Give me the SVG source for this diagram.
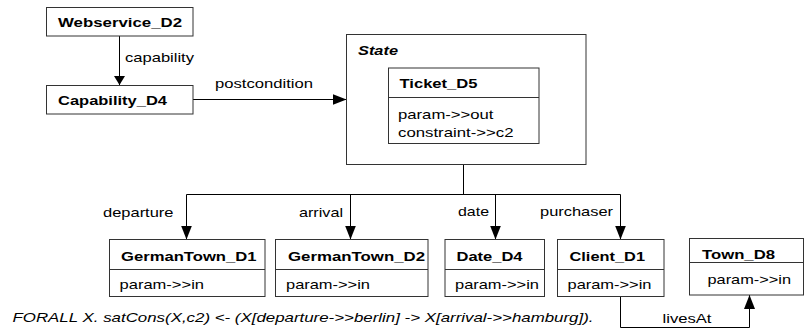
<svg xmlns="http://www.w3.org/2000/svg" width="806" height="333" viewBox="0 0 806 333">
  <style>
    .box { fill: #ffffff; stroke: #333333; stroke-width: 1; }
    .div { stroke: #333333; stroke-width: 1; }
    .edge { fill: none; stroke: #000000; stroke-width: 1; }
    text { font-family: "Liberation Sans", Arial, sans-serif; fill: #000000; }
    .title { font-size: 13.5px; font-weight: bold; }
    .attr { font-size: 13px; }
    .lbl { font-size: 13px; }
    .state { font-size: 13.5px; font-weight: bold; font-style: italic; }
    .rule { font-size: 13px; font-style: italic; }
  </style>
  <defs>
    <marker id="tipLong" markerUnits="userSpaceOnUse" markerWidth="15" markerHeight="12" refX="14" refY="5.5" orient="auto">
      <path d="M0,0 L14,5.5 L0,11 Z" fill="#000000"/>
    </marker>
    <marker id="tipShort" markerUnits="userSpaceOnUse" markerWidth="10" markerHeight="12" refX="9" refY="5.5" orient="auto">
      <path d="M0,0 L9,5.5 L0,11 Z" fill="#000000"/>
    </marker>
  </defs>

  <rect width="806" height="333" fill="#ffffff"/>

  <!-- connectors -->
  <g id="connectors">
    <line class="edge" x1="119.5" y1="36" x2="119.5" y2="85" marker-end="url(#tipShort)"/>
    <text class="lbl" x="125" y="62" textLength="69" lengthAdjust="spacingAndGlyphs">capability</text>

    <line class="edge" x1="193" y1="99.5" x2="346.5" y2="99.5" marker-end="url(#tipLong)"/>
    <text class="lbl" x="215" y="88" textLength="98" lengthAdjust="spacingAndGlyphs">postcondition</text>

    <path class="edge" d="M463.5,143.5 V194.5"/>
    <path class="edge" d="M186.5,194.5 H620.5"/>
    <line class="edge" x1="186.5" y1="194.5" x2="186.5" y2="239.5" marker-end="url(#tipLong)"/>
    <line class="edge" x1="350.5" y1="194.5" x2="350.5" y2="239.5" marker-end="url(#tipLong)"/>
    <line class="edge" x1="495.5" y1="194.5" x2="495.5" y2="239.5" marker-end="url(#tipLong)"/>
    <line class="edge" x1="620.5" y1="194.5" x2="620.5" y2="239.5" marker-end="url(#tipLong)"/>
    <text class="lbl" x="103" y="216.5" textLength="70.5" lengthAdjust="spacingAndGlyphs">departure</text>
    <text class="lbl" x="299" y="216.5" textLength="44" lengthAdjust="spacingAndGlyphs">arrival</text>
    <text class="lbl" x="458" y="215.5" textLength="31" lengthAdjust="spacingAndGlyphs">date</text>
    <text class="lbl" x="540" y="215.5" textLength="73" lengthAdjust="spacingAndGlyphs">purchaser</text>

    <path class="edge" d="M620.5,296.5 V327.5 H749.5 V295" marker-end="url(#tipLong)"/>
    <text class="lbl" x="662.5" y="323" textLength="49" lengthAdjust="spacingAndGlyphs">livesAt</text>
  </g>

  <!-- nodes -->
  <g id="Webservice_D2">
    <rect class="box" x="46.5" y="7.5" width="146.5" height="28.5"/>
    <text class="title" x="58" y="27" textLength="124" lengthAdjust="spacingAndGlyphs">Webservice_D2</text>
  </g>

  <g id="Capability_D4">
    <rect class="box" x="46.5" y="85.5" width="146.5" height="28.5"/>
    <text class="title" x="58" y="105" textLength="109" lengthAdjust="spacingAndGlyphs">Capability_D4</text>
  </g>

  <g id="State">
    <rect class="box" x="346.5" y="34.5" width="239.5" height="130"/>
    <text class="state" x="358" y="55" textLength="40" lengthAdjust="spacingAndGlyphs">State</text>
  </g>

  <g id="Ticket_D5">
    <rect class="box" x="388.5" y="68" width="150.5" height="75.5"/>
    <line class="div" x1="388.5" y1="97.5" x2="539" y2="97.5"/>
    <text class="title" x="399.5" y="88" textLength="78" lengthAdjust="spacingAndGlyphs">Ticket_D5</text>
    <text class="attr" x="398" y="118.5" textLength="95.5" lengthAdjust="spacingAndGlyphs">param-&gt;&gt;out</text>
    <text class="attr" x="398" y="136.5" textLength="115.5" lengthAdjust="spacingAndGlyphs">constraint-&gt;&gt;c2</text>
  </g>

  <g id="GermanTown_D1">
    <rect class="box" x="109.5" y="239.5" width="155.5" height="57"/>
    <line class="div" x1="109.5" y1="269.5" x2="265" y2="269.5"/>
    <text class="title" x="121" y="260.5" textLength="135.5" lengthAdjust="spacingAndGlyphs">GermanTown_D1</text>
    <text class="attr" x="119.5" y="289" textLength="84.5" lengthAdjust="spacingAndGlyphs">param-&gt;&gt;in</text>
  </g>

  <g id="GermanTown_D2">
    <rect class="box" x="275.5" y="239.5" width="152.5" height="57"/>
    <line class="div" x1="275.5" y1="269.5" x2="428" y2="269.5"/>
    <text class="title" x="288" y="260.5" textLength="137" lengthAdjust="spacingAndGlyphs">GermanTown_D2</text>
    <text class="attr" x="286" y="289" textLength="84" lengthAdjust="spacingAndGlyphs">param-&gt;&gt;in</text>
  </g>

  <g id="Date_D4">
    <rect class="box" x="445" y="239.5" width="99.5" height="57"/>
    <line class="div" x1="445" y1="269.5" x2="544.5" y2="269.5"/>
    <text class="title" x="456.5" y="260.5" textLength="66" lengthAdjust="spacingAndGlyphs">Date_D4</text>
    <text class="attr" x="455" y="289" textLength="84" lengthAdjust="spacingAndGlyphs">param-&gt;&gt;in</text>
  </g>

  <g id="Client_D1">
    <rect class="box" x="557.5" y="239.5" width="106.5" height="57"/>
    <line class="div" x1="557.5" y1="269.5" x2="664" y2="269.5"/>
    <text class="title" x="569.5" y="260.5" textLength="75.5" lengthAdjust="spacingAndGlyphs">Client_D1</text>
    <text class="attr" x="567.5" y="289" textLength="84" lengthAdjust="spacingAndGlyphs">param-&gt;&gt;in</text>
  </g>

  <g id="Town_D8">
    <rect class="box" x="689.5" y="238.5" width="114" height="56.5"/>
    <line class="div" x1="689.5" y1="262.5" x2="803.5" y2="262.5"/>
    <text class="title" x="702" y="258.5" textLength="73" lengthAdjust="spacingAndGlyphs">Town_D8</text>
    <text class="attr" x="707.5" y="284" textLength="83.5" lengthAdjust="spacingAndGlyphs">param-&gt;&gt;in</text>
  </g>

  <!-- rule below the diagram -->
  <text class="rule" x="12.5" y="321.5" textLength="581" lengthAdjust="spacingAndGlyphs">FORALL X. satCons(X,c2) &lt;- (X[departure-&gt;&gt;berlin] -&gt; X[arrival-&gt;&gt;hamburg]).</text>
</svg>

========

**Exercise goal**
Without the pictures, output the full listing exactly as it stands.

**Output of the exercise**
Give me the SVG source for this diagram.
<svg xmlns="http://www.w3.org/2000/svg" width="806" height="333" viewBox="0 0 806 333">
  <style>
    .box { fill: #ffffff; stroke: #333333; stroke-width: 1; }
    .div { stroke: #333333; stroke-width: 1; }
    .edge { fill: none; stroke: #000000; stroke-width: 1; }
    text { font-family: "Liberation Sans", Arial, sans-serif; fill: #000000; }
    .title { font-size: 13.5px; font-weight: bold; }
    .attr { font-size: 13px; }
    .lbl { font-size: 13px; }
    .state { font-size: 13.5px; font-weight: bold; font-style: italic; }
    .rule { font-size: 13px; font-style: italic; }
  </style>
  <defs>
    <marker id="tipLong" markerUnits="userSpaceOnUse" markerWidth="15" markerHeight="12" refX="14" refY="5.5" orient="auto">
      <path d="M0,0 L14,5.5 L0,11 Z" fill="#000000"/>
    </marker>
    <marker id="tipShort" markerUnits="userSpaceOnUse" markerWidth="10" markerHeight="12" refX="9" refY="5.5" orient="auto">
      <path d="M0,0 L9,5.5 L0,11 Z" fill="#000000"/>
    </marker>
  </defs>

  <rect width="806" height="333" fill="#ffffff"/>

  <!-- connectors -->
  <g id="connectors">
    <line class="edge" x1="119.5" y1="36" x2="119.5" y2="85" marker-end="url(#tipShort)"/>
    <text class="lbl" x="125" y="62" textLength="69" lengthAdjust="spacingAndGlyphs">capability</text>

    <line class="edge" x1="193" y1="99.5" x2="346.5" y2="99.5" marker-end="url(#tipLong)"/>
    <text class="lbl" x="215" y="88" textLength="98" lengthAdjust="spacingAndGlyphs">postcondition</text>

    <path class="edge" d="M463.5,143.5 V194.5"/>
    <path class="edge" d="M186.5,194.5 H620.5"/>
    <line class="edge" x1="186.5" y1="194.5" x2="186.5" y2="239.5" marker-end="url(#tipLong)"/>
    <line class="edge" x1="350.5" y1="194.5" x2="350.5" y2="239.5" marker-end="url(#tipLong)"/>
    <line class="edge" x1="495.5" y1="194.5" x2="495.5" y2="239.5" marker-end="url(#tipLong)"/>
    <line class="edge" x1="620.5" y1="194.5" x2="620.5" y2="239.5" marker-end="url(#tipLong)"/>
    <text class="lbl" x="103" y="216.5" textLength="70.5" lengthAdjust="spacingAndGlyphs">departure</text>
    <text class="lbl" x="299" y="216.5" textLength="44" lengthAdjust="spacingAndGlyphs">arrival</text>
    <text class="lbl" x="458" y="215.5" textLength="31" lengthAdjust="spacingAndGlyphs">date</text>
    <text class="lbl" x="540" y="215.5" textLength="73" lengthAdjust="spacingAndGlyphs">purchaser</text>

    <path class="edge" d="M620.5,296.5 V327.5 H749.5 V295" marker-end="url(#tipLong)"/>
    <text class="lbl" x="662.5" y="323" textLength="49" lengthAdjust="spacingAndGlyphs">livesAt</text>
  </g>

  <!-- nodes -->
  <g id="Webservice_D2">
    <rect class="box" x="46.5" y="7.5" width="146.5" height="28.5"/>
    <text class="title" x="58" y="27" textLength="124" lengthAdjust="spacingAndGlyphs">Webservice_D2</text>
  </g>

  <g id="Capability_D4">
    <rect class="box" x="46.5" y="85.5" width="146.5" height="28.5"/>
    <text class="title" x="58" y="105" textLength="109" lengthAdjust="spacingAndGlyphs">Capability_D4</text>
  </g>

  <g id="State">
    <rect class="box" x="346.5" y="34.5" width="239.5" height="130"/>
    <text class="state" x="358" y="55" textLength="40" lengthAdjust="spacingAndGlyphs">State</text>
  </g>

  <g id="Ticket_D5">
    <rect class="box" x="388.5" y="68" width="150.5" height="75.5"/>
    <line class="div" x1="388.5" y1="97.5" x2="539" y2="97.5"/>
    <text class="title" x="399.5" y="88" textLength="78" lengthAdjust="spacingAndGlyphs">Ticket_D5</text>
    <text class="attr" x="398" y="118.5" textLength="95.5" lengthAdjust="spacingAndGlyphs">param-&gt;&gt;out</text>
    <text class="attr" x="398" y="136.5" textLength="115.5" lengthAdjust="spacingAndGlyphs">constraint-&gt;&gt;c2</text>
  </g>

  <g id="GermanTown_D1">
    <rect class="box" x="109.5" y="239.5" width="155.5" height="57"/>
    <line class="div" x1="109.5" y1="269.5" x2="265" y2="269.5"/>
    <text class="title" x="121" y="260.5" textLength="135.5" lengthAdjust="spacingAndGlyphs">GermanTown_D1</text>
    <text class="attr" x="119.5" y="289" textLength="84.5" lengthAdjust="spacingAndGlyphs">param-&gt;&gt;in</text>
  </g>

  <g id="GermanTown_D2">
    <rect class="box" x="275.5" y="239.5" width="152.5" height="57"/>
    <line class="div" x1="275.5" y1="269.5" x2="428" y2="269.5"/>
    <text class="title" x="288" y="260.5" textLength="137" lengthAdjust="spacingAndGlyphs">GermanTown_D2</text>
    <text class="attr" x="286" y="289" textLength="84" lengthAdjust="spacingAndGlyphs">param-&gt;&gt;in</text>
  </g>

  <g id="Date_D4">
    <rect class="box" x="445" y="239.5" width="99.5" height="57"/>
    <line class="div" x1="445" y1="269.5" x2="544.5" y2="269.5"/>
    <text class="title" x="456.5" y="260.5" textLength="66" lengthAdjust="spacingAndGlyphs">Date_D4</text>
    <text class="attr" x="455" y="289" textLength="84" lengthAdjust="spacingAndGlyphs">param-&gt;&gt;in</text>
  </g>

  <g id="Client_D1">
    <rect class="box" x="557.5" y="239.5" width="106.5" height="57"/>
    <line class="div" x1="557.5" y1="269.5" x2="664" y2="269.5"/>
    <text class="title" x="569.5" y="260.5" textLength="75.5" lengthAdjust="spacingAndGlyphs">Client_D1</text>
    <text class="attr" x="567.5" y="289" textLength="84" lengthAdjust="spacingAndGlyphs">param-&gt;&gt;in</text>
  </g>

  <g id="Town_D8">
    <rect class="box" x="689.5" y="238.5" width="114" height="56.5"/>
    <line class="div" x1="689.5" y1="262.5" x2="803.5" y2="262.5"/>
    <text class="title" x="702" y="258.5" textLength="73" lengthAdjust="spacingAndGlyphs">Town_D8</text>
    <text class="attr" x="707.5" y="284" textLength="83.5" lengthAdjust="spacingAndGlyphs">param-&gt;&gt;in</text>
  </g>

  <!-- rule below the diagram -->
  <text class="rule" x="12.5" y="321.5" textLength="581" lengthAdjust="spacingAndGlyphs">FORALL X. satCons(X,c2) &lt;- (X[departure-&gt;&gt;berlin] -&gt; X[arrival-&gt;&gt;hamburg]).</text>
</svg>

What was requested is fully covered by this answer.